Die rund 7,67 Millionen AOK-Versicherten ab 60 Jahren machten im vergangenen Jahr 30 Prozent der Versicherten, aber 46 Prozent der Heilmittelpatienten aus. Ein gutes Fünftel der Versicherten ab 60 Jahren durchlief die Heilmitteltherapien laut dem Wissenschaftlichen Institut der AOK (WIdO) aufgrund einer Diagnose aus der ICD-Gruppe "M50 - M54 Sonstige Krankheiten der Wirbelsäule und des Rückens" (22,2 Prozent der Leistungen). Mit großem Abstand würden die Patienten folgen, deren Diabetes mellitus eine podologische Verordnung ausgelöst habe (6,6 Prozent der Leistungen). Dritthäufigste Diagnose für eine Therapie war die Arthrose.
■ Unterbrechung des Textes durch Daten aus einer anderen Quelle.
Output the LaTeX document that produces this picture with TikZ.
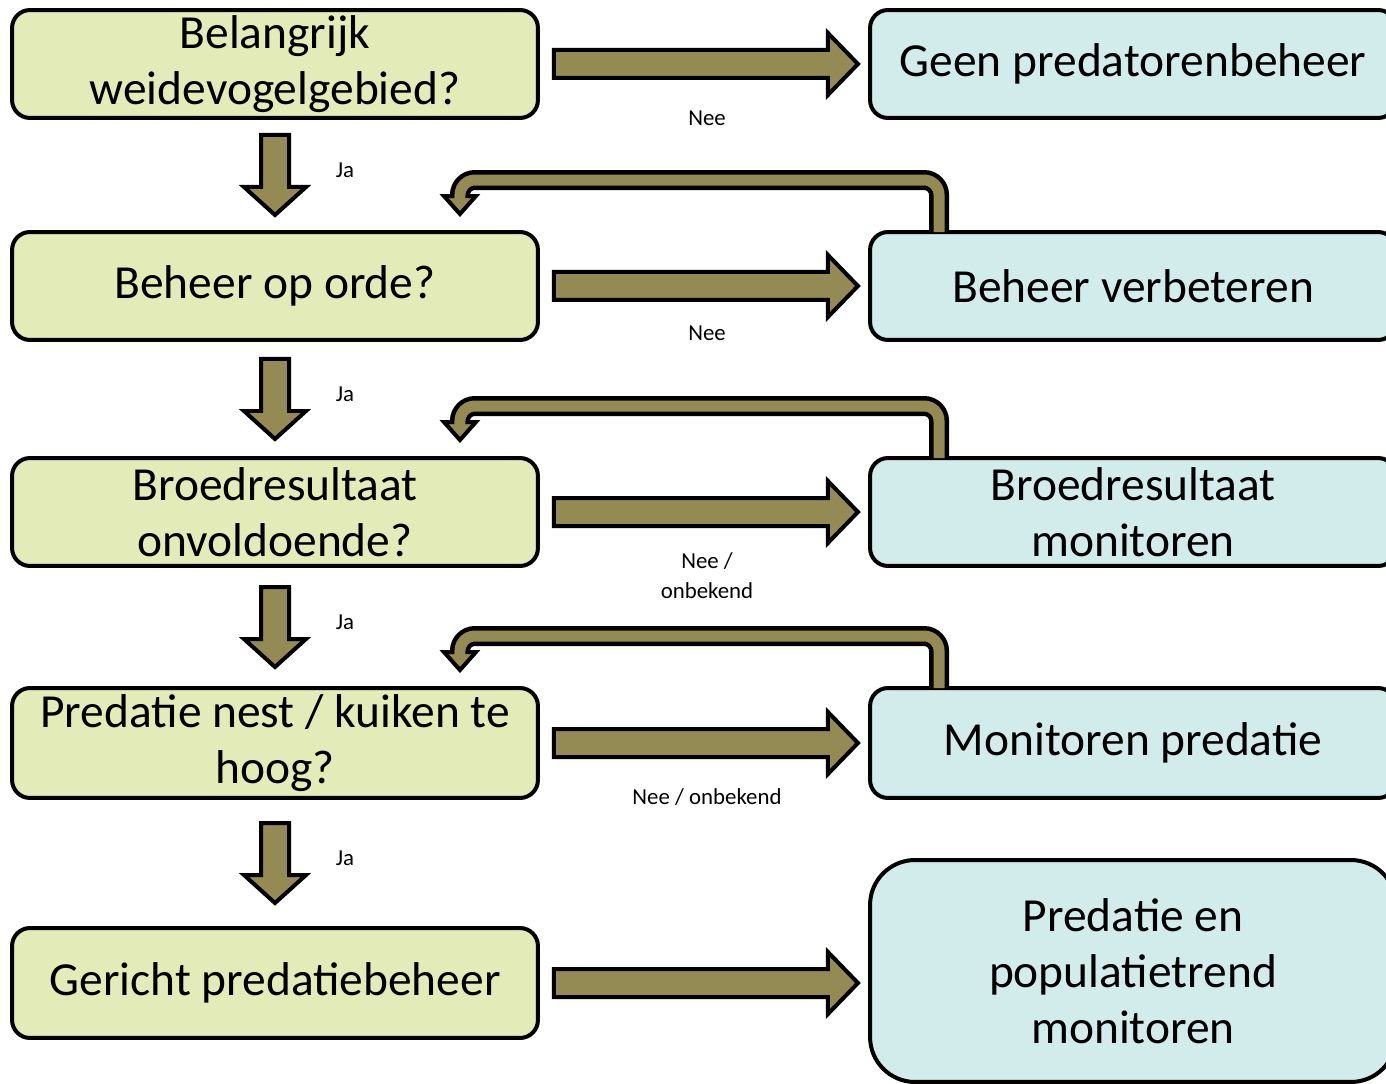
\documentclass[tikz,border=0pt]{standalone}
\usepackage{fontspec}
\setmainfont{Carlito}
\usetikzlibrary{calc}
\definecolor{boxyellow}{HTML}{E3EBB9}
\definecolor{boxblue}{HTML}{D2EBEB}
\definecolor{arrowolive}{HTML}{948A54}

\begin{document}
\begin{tikzpicture}[x=0.02cm, y=-0.02cm]
    \tikzstyle{question} = [rectangle, draw, line width=0.08cm, rounded corners=0.36cm, fill=boxyellow, minimum width=10.52cm, minimum height=2.16cm, inner sep=0pt, align=center, font=\fontsize{27}{32}\selectfont]
    \tikzstyle{action} = [question, fill=boxblue]
    \tikzstyle{block} = [draw, line width=0.08cm, fill=arrowolive, line join=miter]
    \tikzstyle{answer} = [align=center, font=\fontsize{13}{17}\selectfont]
    \tikzstyle{loopline} = [line width=0.4cm, rounded corners=0.3cm]
    \tikzstyle{loopfill} = [line width=0.22cm, arrowolive, rounded corners=0.3cm]

    \useasboundingbox (0,0) rectangle (1386,1084);

    % Vragen
    \node [question] (l1) at (275,64) {Belangrijk\\weidevogelgebied?};
    \node [question] (l2) at (275,286) {Beheer op orde?};
    \node [question] (l3) at (275,512) {Broedresultaat\\onvoldoende?};
    \node [question, minimum height=2.2cm] (l4) at (275,743) {Predatie nest / kuiken te\\hoog?};
    \node [question, minimum height=2.2cm] (l5) at (275,983) {Gericht predatiebeheer};

    % Acties
    \node [action] (r1) at (1133,64) {Geen predatorenbeheer};
    \node [action] (r2) at (1133,286) {Beheer verbeteren};
    \node [action] (r3) at (1133,512) {Broedresultaat\\monitoren};
    \node [action, minimum height=2.2cm] (r4) at (1133,743) {Monitoren predatie};
    \node [action, minimum height=4.44cm, rounded corners=0.9cm] (r5) at (1133,971) {Predatie en\\populatietrend\\monitoren};

    % Nee pijlen
    \foreach \i in {1,...,5}
        \draw [block, shift={($(l\i.east)+(14,0)$)}] (0,-14) -- (274,-14) -- (274,-31) -- (304,0) -- (274,31) -- (274,14) -- (0,14) -- cycle;

    % Ja pijlen
    \foreach \i/\j in {1/2,2/3,3/4,4/5} {
        \draw [block, shift={($(l\i.south)!0.5!(l\j.north)+(0,-40)$)}] (-14,0) -- (14,0) -- (14,52) -- (31,52) -- (0,80) -- (-31,52) -- (-14,52) -- cycle;
        \node [answer] (ja\i) at ($(l\i.south)!0.5!(l\j.north)+(70,-5)$) {Ja};
    }

    % Labels
    \node [answer] (nee1) at (707,118) {Nee};
    \node [answer] (nee2) at (707,333) {Nee};
    \node [answer] (nee3) at (707,576) {Nee /\\onbekend};
    \node [answer] (nee4) at (707,797) {Nee / onbekend};

    % Terug pijlen
    \foreach \i in {2,3,4} {
        \coordinate (tip\i) at ($(l\i.north east)+(-80,-16)$);
        \draw [loopline] ($(r\i.north west)+(71,0)$) |- ($(l\i.north east)+(-80,-50)$) -- ($(tip\i)+(0,-18)$);
        \draw [block] ($(tip\i)+(-16,-18)$) -- ($(tip\i)+(16,-18)$) -- (tip\i) -- cycle;
        \draw [loopfill] ($(r\i.north west)+(71,2)$) |- ($(l\i.north east)+(-80,-50)$) -- ($(tip\i)+(0,-12)$);
    }

\end{tikzpicture}
\end{document}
Die Leistungserbringer im Überblick

Insgesamt stellten im vergangenen Jahr 65.328 Anbieter von Heilmittelleistungen in Praxen und 1024 Krankenhäuser die Versorgung sicher, berichtet das Wissenschaftliche Institut der AOK (WIdO). In der Sprachtherapie wurden die AOK-Versicherten von 9843 Praxen behandelt. Im Bereich der Ergotherapie behandelten Beschäftigungs- und Suchttherapeuten in 8873 Praxen AOK-Versicherte. Die Zahl der Krankengymnasten und Physiotherapeuten stieg dem WIdO zufolge weiter auf 36.920 Praxen, während die Zahl der Bademeister und Masseure auf 4491 Praxen zurückging. Die Zahl der Podologen erhöhte sich indes auf 5227.